I’m a third of the way through A Knight of the Seven Kingdoms.
This means I’ve read the first of the three stories about Ser Duncan the Tall
and his squire, Egg, and am about to embark on the second tale of their
adventures—but first, I had to run for The World of Ice and Fire to read
up on the politics of the time. The Targaryen kings still ruled Westeros and
since a bunch of royals showed up at the tourney in The Hedge Knight, I
was compelled to study up and get the names straight.
It’s hard to keep track of so many similarly sounding names (Aemon,
Aegon, Aerion, Daemon, Daeron, etc.), hence my determination to get the
characters straight. GRRM has said that he’d been told writers should not use
names that begin with the same letter more than once in a story, which he felt
restricted any cast of characters to a maximum of twenty-six. He added
something along the lines of his readers being smart enough to tell their
Targaryens apart. Not to mention English royal history, where Williams,
Edwards, Richards and Henrys appear in nearly every generation. So he
cheerfully uses names more than once, and mixes it up with derivatives of those
names until you practically need a map to tell who’s who.
I’m having a ball.
Not only are the Dunk and Egg stories built on solid ground, they flow
from one scene to the next, they carry the reader with ease, the imagery is
bright and the voices clearly heard, and best of all, they stay with you when
you’re not reading. That’s why I consulted the Westerosi Bible to get a
better grip on the historic players—book in hand or book elsewhere, in some
part of my psyche, I am there.
What a joy to be reminded of why I am a fan. Twenty years ago, the cover
art on a paperback copy of A Game of Thrones caught my eye. I fell into
the first pages while standing in the bookshop. I devoured the book itself,
reading faster and faster, revelling in the writing as much as in the plot.
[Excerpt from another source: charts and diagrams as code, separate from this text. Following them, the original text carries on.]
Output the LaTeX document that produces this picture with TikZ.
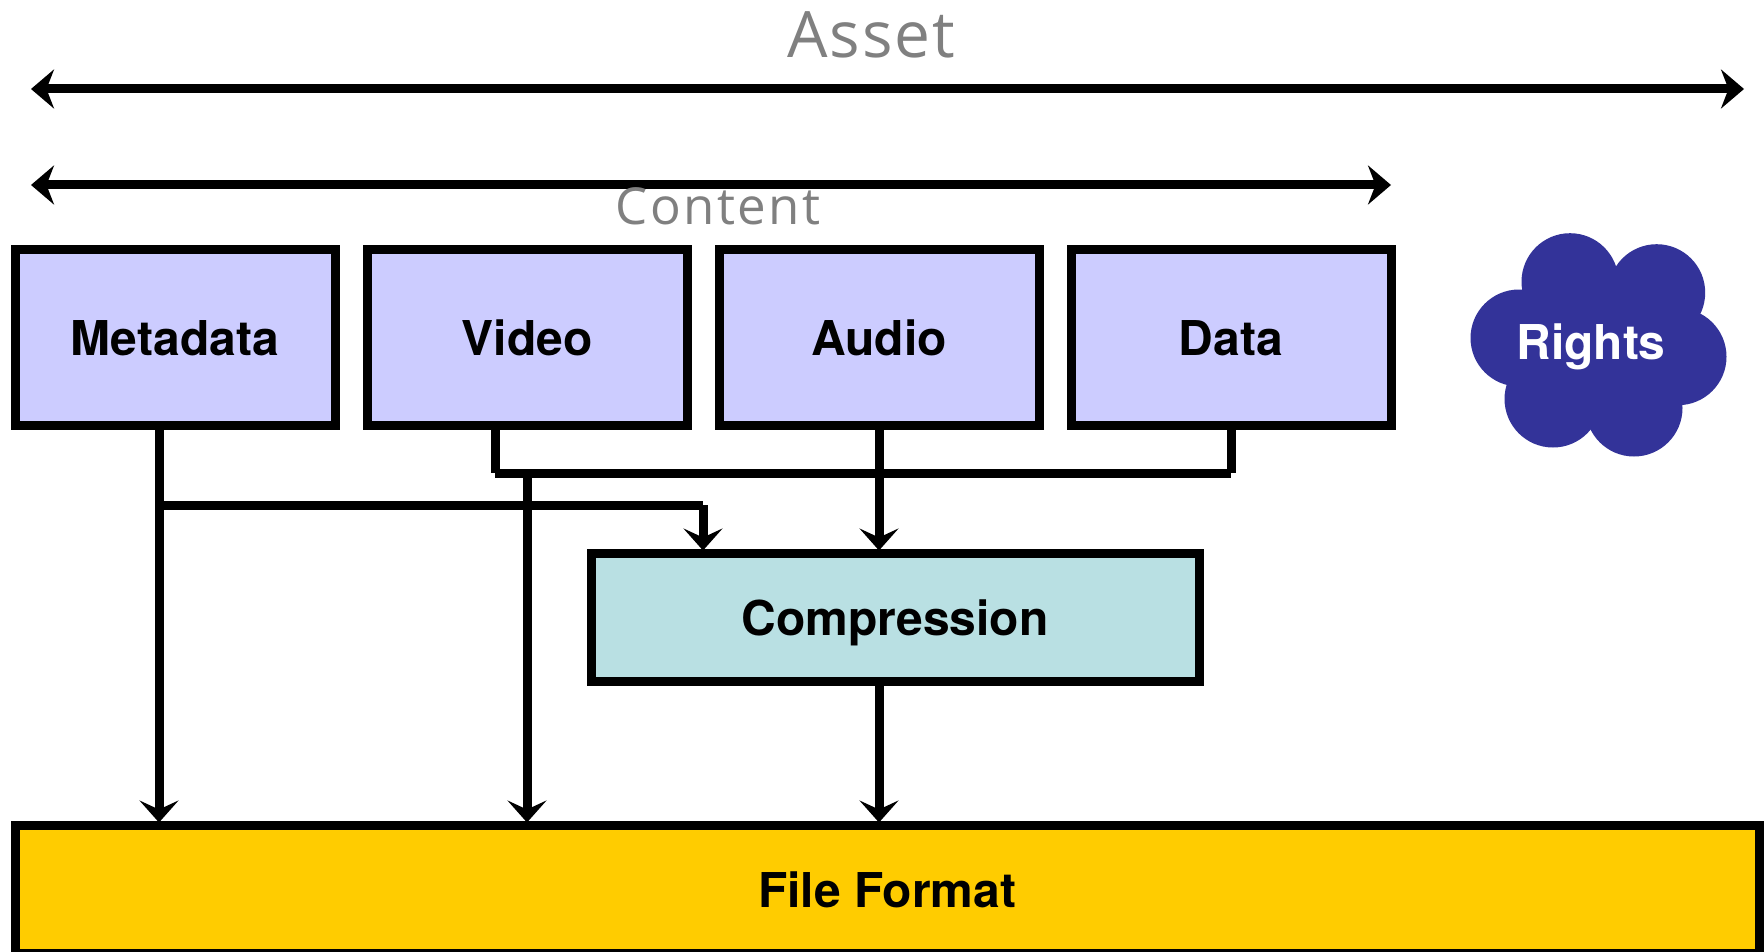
\documentclass[tikz,border=0pt]{standalone}
\usepackage{fontspec}
\setmainfont{TeX Gyre Heros}
\newfontfamily\spanfont{Open Sans}
\usetikzlibrary{arrows.meta}
\definecolor{stagefill}{HTML}{CCCCFF}
\definecolor{compfill}{HTML}{B9E0E3}
\definecolor{formatfill}{HTML}{FFCC00}
\definecolor{rightsfill}{HTML}{333399}
\tikzset{
  labelbase/.style={inner sep=0pt, text height=37pt, text depth=0pt, font=\fontsize{48}{48}\selectfont\bfseries},
  boxbase/.style={labelbase, draw=black, line width=9pt},
  stagebox/.style={boxbase, fill=stagefill, minimum width=320pt, minimum height=176pt},
  compbox/.style={boxbase, fill=compfill, minimum width=608pt, minimum height=128pt},
  formatbox/.style={boxbase, fill=formatfill, minimum width=1744pt, minimum height=128pt},
  wire/.style={line width=9pt},
  wirearrow/.style={wire, shorten >=-2pt, -{Stealth[length=22pt,width=39pt,inset=9pt]}},
  spanarrow/.style={wire, {Stealth[length=23pt,width=39pt,inset=7.5pt]}-{Stealth[length=23pt,width=39pt,inset=7.5pt]}},
  spanlabel/.style={text=gray, anchor=base}
}
\begin{document}
\begin{tikzpicture}[x=1pt,y=-1pt]
  \useasboundingbox (0,0) rectangle (1764,952);

  %% spans
  \coordinate (assetl) at (31,89);
  \coordinate (assetr) at (1744,89);
  \coordinate (contentl) at (31,185);
  \coordinate (contentr) at (1391,185);
  \draw[spanarrow] (assetl) -- (assetr);
  \draw[spanarrow] (contentl) -- (contentr);
  \node[spanlabel, font=\fontsize{64}{64}\selectfont\spanfont\addfontfeature{LetterSpace=3}] (asset) at (871,57.3) {Asset};
  \node[spanlabel, font=\fontsize{51}{51}\selectfont\spanfont\addfontfeature{LetterSpace=4.6}] (content) at (718,225) {Content};

  %% essence boxes
  \node[stagebox] (metadata) at (175,337) {Metadata};
  \node[stagebox] (video) at (527,337) {Video};
  \node[stagebox] (audio) at (879,337) {Audio};
  \node[stagebox] (data) at (1231,337) {Data};
  \node[compbox] (compression) at (895,617) {Compression};
  \node[formatbox] (format) at (887,889) {File Format};

  %% rights
  \foreach \cx/\cy in {1570/281.7, 1656.7/292.7, 1678/356.7, 1634/408, 1553/399, 1519/338}
    \fill[rightsfill] (\cx,\cy) circle (48.5);
  \fill[rightsfill] (1597,345) circle (72);
  \node[labelbase, text=white] (rights) at (1591,341) {Rights};

  %% bus
  \coordinate (busl) at ([xshift=-32pt]video.south |- 0,473);
  \coordinate (busr) at (data.south |- busl);
  \coordinate (busv) at (video.south |- busl);
  \coordinate (mdrop) at ([xshift=-16pt]metadata.south);
  \coordinate (mbus) at (mdrop |- 0,505);
  \coordinate (mend) at ([xshift=-192pt]compression.north |- mbus);
  \draw[wire] ([xshift=-32pt]video.south) -- (busl);
  \draw[wire] (data.south) -- (busr);
  \draw[wire] (busl) -- (busr);
  \draw[wire] (mbus) -- (mend);

  %% arrows
  \draw[wirearrow] (mdrop) -- (mdrop |- format.north);
  \draw[wirearrow] (busv) -- (busv |- format.north);
  \draw[wirearrow] (audio.south) -- (audio.south |- compression.north);
  \draw[wirearrow] (mend) -- ([xshift=-192pt]compression.north);
  \draw[wirearrow] (audio.south |- compression.south) -- (audio.south |- format.north);
\end{tikzpicture}
\end{document}
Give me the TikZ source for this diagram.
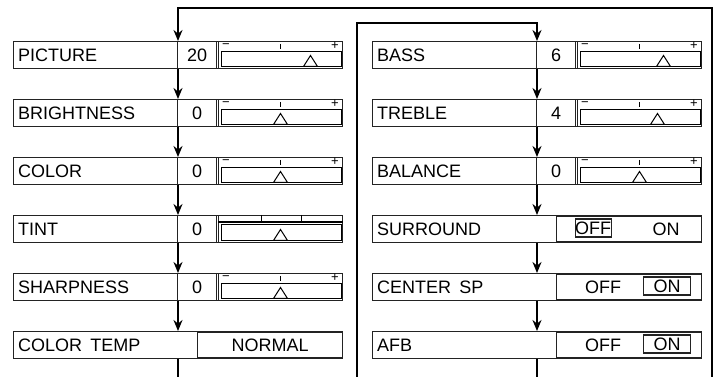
\documentclass[tikz,border=0pt]{standalone}
\usepackage{fontspec}
\setmainfont{Liberation Sans}
\usetikzlibrary{arrows.meta,positioning}
\definecolor{menuline}{RGB}{35,35,35}

\tikzset{
  menurow/.style={draw=menuline, line width=1.4pt, anchor=north west, inner sep=0pt,
    minimum width=329pt, minimum height=27pt},
  menulabel/.style={anchor=west, inner sep=0pt, font=\fontsize{18}{20}\selectfont},
  valuebox/.style={draw=menuline, line width=1.4pt, anchor=north west, inner sep=0pt,
    minimum width=39pt, minimum height=27pt, font=\fontsize{18}{20}\selectfont},
  barbox/.style={draw=menuline, line width=1pt, anchor=north west, inner sep=0pt,
    minimum width=124pt, minimum height=27pt},
  optbox/.style={draw=menuline, line width=1.2pt, anchor=north west, inner sep=0pt,
    minimum width=145pt, minimum height=25pt, font=\fontsize{18}{20}\selectfont},
  optword/.style={inner sep=0pt, font=\fontsize{18}{20}\selectfont},
  optsel/.style={optword, draw=menuline, line width=1.2pt, minimum height=18pt},
  tickmark/.style={inner sep=0pt, font=\fontsize{13}{13}\selectfont},
  flow/.style={line width=2.4pt, -{Stealth[length=11pt,width=9pt]}},
  loopline/.style={line width=2.4pt},
}

\begin{document}
\begin{tikzpicture}[x=1pt,y=1pt]
    \useasboundingbox (0,0) rectangle (716,377);
    % columns of the connectors
    \coordinate (lcol) at (178,0);
    \coordinate (rcol) at (537,0);

    % rows with a slider
    \foreach \name/\txt/\val/\xpos/\ypos/\mark in {
        picture/PICTURE/20/13/336/30, brightness/BRIGHTNESS/0/13/278/0,
        color/COLOR/0/13/220/0, sharpness/SHARPNESS/0/13/104/0,
        bass/BASS/6/372/336/24, treble/TREBLE/4/372/278/18,
        balance/BALANCE/0/372/220/0} {
      \node[menurow] (\name) at (\xpos,\ypos) {};
      \node[menulabel] (\name lab) at ([xshift=5pt]\name.west) {\txt};
      \node[valuebox] (\name val) at ([xshift=164pt]\name.north west) {\val};
      \node[barbox] (\name bar) at ([xshift=205pt]\name.north west) {};
      \draw[line width=1pt] ([shift={(3,2)}]\name bar.south west) rectangle ([shift={(-2,-11)}]\name bar.north east);
      \node[tickmark] at ([shift={(8,-5)}]\name bar.north west) {−};
      \node[tickmark] at ([shift={(-8,-5)}]\name bar.north east) {+};
      \draw[line width=0.9pt] ([yshift=-3pt]\name bar.north) -- ++(0,-5);
      \draw[line width=1pt] ([shift={({\mark-7},2.5)}]\name bar.south) -- ++(14,0) -- ++(-7,11) -- cycle;
    }

    % tint row
    \node[menurow] (tint) at (13,162) {};
    \node[menulabel] (tintlab) at ([xshift=5pt]tint.west) {TINT};
    \node[valuebox] (tintval) at ([xshift=164pt]tint.north west) {0};
    \node[barbox] (tintbar) at ([xshift=205pt]tint.north west) {};
    \draw[line width=1.6pt] ([yshift=-7pt]tintbar.north west) -- ([yshift=-7pt]tintbar.north east);
    \draw[line width=1pt] ([xshift=43pt]tintbar.north west) -- ++(0,-7);
    \draw[line width=1pt] ([xshift=83pt]tintbar.north west) -- ++(0,-7);
    \draw[line width=1pt] ([shift={(3,2)}]tintbar.south west) rectangle ([shift={(-2,-10)}]tintbar.north east);
    \draw[line width=1pt] ([shift={(-7,2.5)}]tintbar.south) -- ++(14,0) -- ++(-7,11) -- cycle;

    % rows with a choice
    \node[menurow] (colortemp) at (13,46) {};
    \node[menulabel] (colortemplab) at ([xshift=5pt]colortemp.west) {COLOR\hspace{0.45em}TEMP};
    \node[optbox] (colortempopt) at ([shift={(184,-1)}]colortemp.north west) {NORMAL};

    \node[menurow] (surround) at (372,162) {};
    \node[menulabel] (surroundlab) at ([xshift=5pt]surround.west) {SURROUND};
    \node[optbox] (surroundopt) at ([shift={(184,-1)}]surround.north west) {};
    \node[optsel, minimum width=36pt] (surroundoff) at ([shift={(-36,1)}]surroundopt.center) {OFF};
    \node[optword] (surroundon) at ([xshift=37pt]surroundopt.center) {ON};

    \node[menurow] (centersp) at (372,104) {};
    \node[menulabel] (centersplab) at ([xshift=5pt]centersp.west) {CENTER\hspace{0.45em}SP};
    \node[optbox] (centerspopt) at ([shift={(184,-1)}]centersp.north west) {};
    \node[optword] (centerspoff) at ([xshift=-26pt]centerspopt.center) {OFF};
    \node[optsel, minimum width=47pt] (centerspon) at ([shift={(38,1)}]centerspopt.center) {ON};

    \node[menurow] (afb) at (372,46) {};
    \node[menulabel] (afblab) at ([xshift=5pt]afb.west) {AFB};
    \node[optbox] (afbopt) at ([shift={(184,-1)}]afb.north west) {};
    \node[optword] (afboff) at ([xshift=-26pt]afbopt.center) {OFF};
    \node[optsel, minimum width=47pt] (afbon) at ([shift={(38,1)}]afbopt.center) {ON};

    % connectors
    \foreach \a/\b in {picture/brightness, brightness/color, color/tint, tint/sharpness, sharpness/colortemp}
      \draw[flow] (\a.south -| lcol) -- (\b.north -| lcol);
    \foreach \a/\b in {bass/treble, treble/balance, balance/surround, surround/centersp, centersp/afb}
      \draw[flow] (\a.south -| rcol) -- (\b.north -| rcol);
    \draw[loopline] (colortemp.south -| lcol) -- (lcol);
    \draw[loopline] (afb.south -| rcol) -- (rcol);

    \coordinate (rstart) at (357,0);
    \coordinate (rturn) at (357,354);
    \draw[flow] (rstart) -- (rturn) -- (rturn -| rcol) -- (bass.north -| rcol);
    \coordinate (ostart) at (712,0);
    \coordinate (oturn) at (712,369);
    \draw[flow] (ostart) -- (oturn) -- (oturn -| lcol) -- (picture.north -| lcol);
  \end{tikzpicture}
\end{document}
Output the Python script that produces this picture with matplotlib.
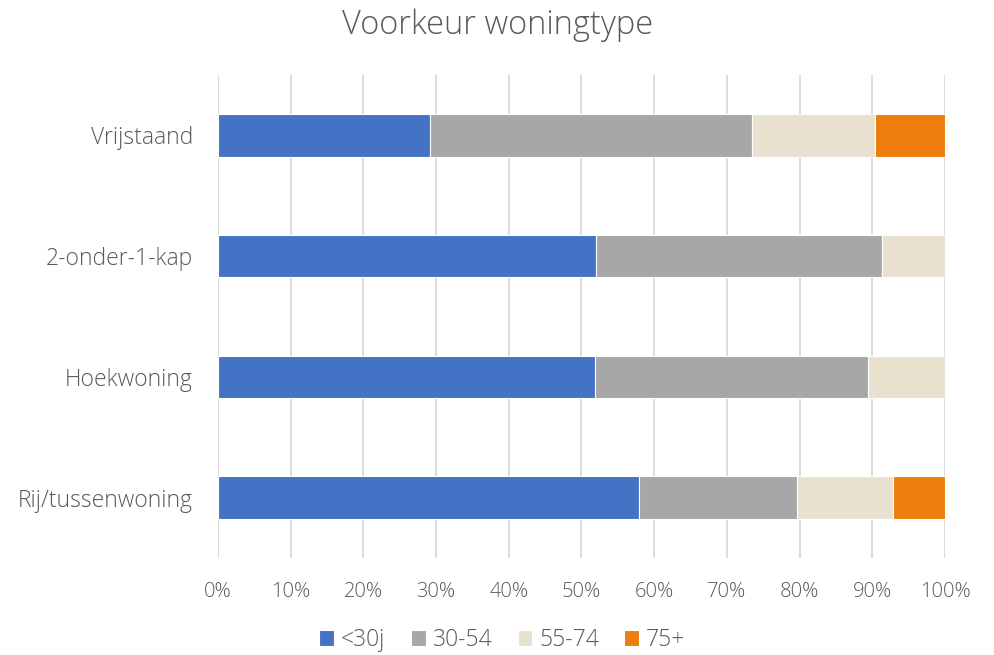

Glorious, glorious, every page was thick and juicy and alive with colour and
sound and texture. Sure, I thought it would look fab on film … but just because
you can doesn’t mean you should. Season Five has taught me so. Unfortunately, I
let my dismay with the TV series weaken my perception of the creator.
Dunk and Egg have reminded me of something vitally important.
GRRM is a masterful writer.
A Song of Ice and Fire was as inspiring to me as The Vampire Chronicles.
Even as I read the first volume all those years ago, I was thinking, Could I
write something like this? Did I dare to try?
You bet I did.
It started with a book. The written word. One writer speaking to one
reader, one page at a time. And that is how I mean for it to stay.